### DATASET ENTRIES

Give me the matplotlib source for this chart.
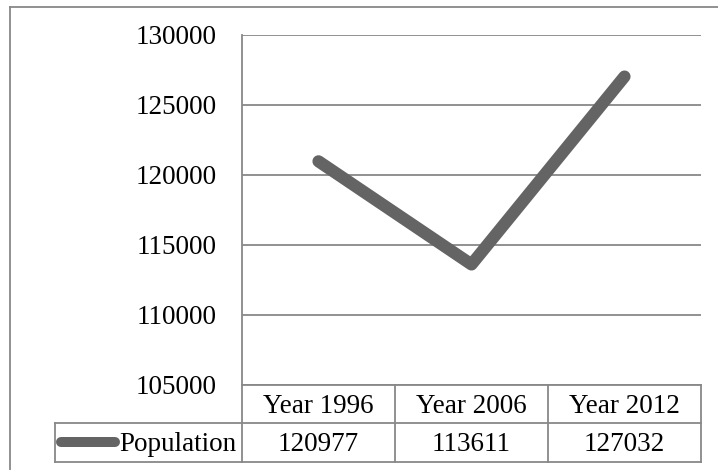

...

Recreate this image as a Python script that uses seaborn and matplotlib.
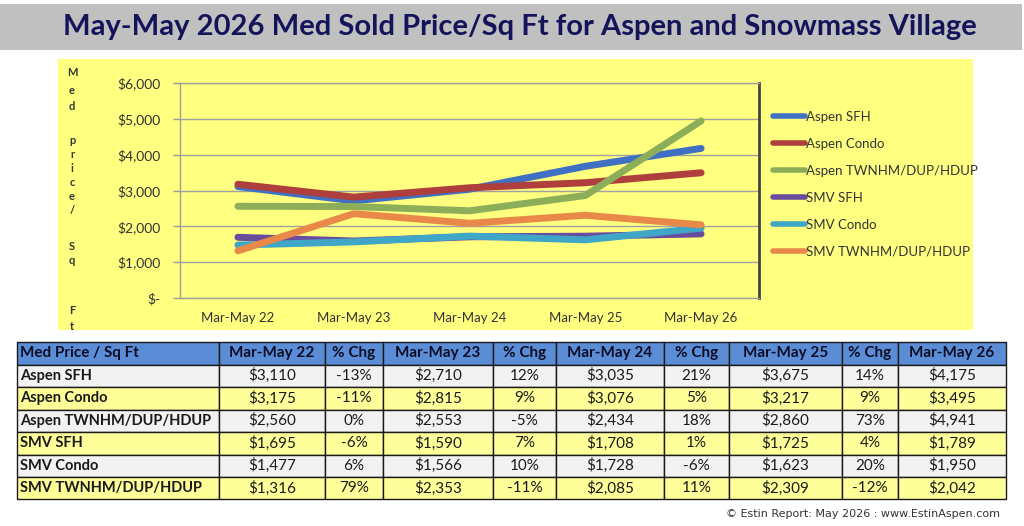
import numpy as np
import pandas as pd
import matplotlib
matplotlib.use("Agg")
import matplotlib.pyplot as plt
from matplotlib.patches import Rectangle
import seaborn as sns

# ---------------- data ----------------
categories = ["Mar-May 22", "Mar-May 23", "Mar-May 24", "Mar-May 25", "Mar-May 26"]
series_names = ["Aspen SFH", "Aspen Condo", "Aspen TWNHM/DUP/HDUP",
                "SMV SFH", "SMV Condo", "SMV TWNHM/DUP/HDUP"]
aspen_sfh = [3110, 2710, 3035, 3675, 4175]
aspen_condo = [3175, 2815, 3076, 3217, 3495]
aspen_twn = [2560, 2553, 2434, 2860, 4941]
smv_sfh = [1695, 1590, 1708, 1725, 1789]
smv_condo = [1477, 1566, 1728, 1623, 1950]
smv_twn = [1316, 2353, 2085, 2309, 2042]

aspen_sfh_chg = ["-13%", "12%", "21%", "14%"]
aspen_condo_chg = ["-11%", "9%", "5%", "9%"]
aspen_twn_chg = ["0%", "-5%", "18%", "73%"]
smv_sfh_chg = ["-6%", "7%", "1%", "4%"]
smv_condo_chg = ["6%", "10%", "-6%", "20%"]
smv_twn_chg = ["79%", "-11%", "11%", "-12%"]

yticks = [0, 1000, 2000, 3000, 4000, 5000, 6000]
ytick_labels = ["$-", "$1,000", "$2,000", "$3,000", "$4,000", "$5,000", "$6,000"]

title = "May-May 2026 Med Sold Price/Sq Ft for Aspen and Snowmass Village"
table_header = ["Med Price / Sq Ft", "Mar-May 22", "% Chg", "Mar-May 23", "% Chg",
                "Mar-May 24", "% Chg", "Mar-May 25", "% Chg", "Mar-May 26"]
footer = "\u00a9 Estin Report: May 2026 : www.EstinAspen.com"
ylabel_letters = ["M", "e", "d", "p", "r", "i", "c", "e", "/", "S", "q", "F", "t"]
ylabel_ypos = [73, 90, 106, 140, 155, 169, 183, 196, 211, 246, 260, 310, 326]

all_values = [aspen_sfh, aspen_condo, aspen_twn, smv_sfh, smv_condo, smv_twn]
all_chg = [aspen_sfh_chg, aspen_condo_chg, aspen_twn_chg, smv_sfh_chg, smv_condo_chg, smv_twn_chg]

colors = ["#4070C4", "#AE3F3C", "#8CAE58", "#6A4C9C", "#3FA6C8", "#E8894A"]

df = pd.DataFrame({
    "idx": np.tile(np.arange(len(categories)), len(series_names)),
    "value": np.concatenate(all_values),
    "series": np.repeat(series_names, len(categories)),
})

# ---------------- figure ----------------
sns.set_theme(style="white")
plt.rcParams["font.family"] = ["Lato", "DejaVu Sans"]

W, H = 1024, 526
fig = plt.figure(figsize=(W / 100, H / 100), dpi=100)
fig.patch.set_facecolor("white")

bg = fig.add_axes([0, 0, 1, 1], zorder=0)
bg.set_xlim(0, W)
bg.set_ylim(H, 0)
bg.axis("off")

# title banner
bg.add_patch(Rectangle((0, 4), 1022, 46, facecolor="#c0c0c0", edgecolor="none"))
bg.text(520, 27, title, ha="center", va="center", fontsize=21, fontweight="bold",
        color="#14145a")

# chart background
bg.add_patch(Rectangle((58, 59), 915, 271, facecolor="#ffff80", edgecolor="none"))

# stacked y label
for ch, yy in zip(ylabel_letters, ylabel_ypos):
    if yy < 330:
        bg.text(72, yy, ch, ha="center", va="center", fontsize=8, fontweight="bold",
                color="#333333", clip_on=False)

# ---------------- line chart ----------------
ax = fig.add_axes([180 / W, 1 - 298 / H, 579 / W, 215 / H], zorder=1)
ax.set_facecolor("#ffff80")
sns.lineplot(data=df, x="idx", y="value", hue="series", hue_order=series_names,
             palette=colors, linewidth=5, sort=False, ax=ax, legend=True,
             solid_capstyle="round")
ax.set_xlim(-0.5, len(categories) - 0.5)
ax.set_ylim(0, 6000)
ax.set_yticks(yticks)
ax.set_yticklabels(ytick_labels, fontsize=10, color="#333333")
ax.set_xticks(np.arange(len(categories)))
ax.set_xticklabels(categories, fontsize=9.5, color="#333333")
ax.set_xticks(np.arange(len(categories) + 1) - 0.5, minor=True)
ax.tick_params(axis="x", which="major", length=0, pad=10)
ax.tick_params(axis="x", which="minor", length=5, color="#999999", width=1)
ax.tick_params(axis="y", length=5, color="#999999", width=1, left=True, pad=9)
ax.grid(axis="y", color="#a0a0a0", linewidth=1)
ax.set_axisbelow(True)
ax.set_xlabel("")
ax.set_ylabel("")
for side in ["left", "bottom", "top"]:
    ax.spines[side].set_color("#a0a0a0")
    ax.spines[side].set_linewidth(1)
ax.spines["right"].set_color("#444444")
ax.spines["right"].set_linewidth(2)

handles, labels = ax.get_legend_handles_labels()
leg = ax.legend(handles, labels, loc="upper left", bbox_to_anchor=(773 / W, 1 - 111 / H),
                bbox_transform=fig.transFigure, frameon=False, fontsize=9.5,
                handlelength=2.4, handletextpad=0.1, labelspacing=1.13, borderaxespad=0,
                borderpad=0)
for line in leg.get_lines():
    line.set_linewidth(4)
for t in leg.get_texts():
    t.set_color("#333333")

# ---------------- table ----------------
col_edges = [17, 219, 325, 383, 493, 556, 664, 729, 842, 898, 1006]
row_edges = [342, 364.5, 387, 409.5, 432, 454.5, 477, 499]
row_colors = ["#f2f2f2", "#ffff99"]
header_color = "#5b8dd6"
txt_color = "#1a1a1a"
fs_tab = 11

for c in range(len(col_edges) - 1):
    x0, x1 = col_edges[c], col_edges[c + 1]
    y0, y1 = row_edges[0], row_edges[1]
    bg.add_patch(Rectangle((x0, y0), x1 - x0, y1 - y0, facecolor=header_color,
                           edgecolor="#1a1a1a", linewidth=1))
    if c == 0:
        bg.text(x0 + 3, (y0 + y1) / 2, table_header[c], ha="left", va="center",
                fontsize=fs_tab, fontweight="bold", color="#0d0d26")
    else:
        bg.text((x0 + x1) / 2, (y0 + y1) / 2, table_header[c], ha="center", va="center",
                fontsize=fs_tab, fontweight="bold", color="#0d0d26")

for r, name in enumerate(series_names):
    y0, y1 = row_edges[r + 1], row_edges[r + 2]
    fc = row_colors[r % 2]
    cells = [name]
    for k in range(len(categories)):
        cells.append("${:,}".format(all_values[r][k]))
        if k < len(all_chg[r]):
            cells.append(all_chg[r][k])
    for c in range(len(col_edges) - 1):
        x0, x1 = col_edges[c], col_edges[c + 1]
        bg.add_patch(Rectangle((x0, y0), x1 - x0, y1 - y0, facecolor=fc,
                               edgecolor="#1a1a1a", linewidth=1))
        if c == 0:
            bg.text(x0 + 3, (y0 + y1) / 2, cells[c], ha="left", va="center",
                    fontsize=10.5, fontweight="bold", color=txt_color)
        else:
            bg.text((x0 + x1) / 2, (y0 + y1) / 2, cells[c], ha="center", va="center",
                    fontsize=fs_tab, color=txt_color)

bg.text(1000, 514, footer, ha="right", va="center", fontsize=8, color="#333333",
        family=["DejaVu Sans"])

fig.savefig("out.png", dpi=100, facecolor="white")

### SHORT EXERCISE
Copy out all lines that carry the word "chart".

### REPLY TO THE EXERCISE
Give me the matplotlib source for this chart.
# chart background
# ---------------- line chart ----------------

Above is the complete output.